A note on quality estimation

Reference-free metrics such as COMET-source and PRISM-source are strong quality estimation systems, showing great performance in the WMT Quality Estimation shared task.

But when we evaluated them in Phrase, we found that they don’t really work for our customers’ data. This plot shows it quite clearly:

Phrase MTQE compared to COMET-source and PRISM-source on customer data.

Each column is the Spearman correlation between the QE prediction (coming from either Phrase MTQE, COMET, or PRISM) and the final chrf3 score of the translation. This evaluation was done on the document level and uses an anonymized sample of Phrase customer data.
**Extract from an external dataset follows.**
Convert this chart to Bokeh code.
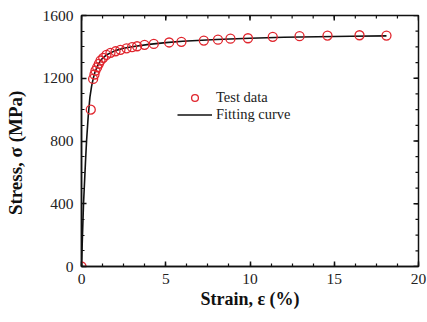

Both COMET and PRISM show much worse performance than our MTQE in all the tested language pairs.

Our working hypothesis is that the data domain is simply too different from what these metrics were trained on. Similarly to COMET, our in-house MTQE is built on pre-trained multilingual models. However, it is explicitly trained on our customers’ data to directly predict the amount of post-editing (measured as chrf3 between the MT output and the final translation). As such, it doesn’t suffer from the domain mismatch (and task mismatch) and so can produce much more accurate predictions.

Leaving the zoo

By now, you have learned about all the well-known animals of the MT metric zoo and it’s about time to go home. And with that, our take-home message could be something like this:

Traditional metrics are still important. Knowing their shortcomings, you should still use BLEU and chrf and maybe (H)TER. Take their outputs with a grain of salt, but always look at them.

Novel metrics based on deep neural networks are probably here to stay. If we were to make a bet, COMET seems like the most promising new standard for MT evaluation at the moment. It has its downsides, but its flexibility and its ability to accurately evaluate high-quality MT systems are very promising qualities.

Finally, when dealing with trained metrics, don’t underestimate the importance of in-domain training data. If you’re a Phrase user, your best bet for keeping MT quality in check, especially in scenarios without post-editing, is our in-house MTQE.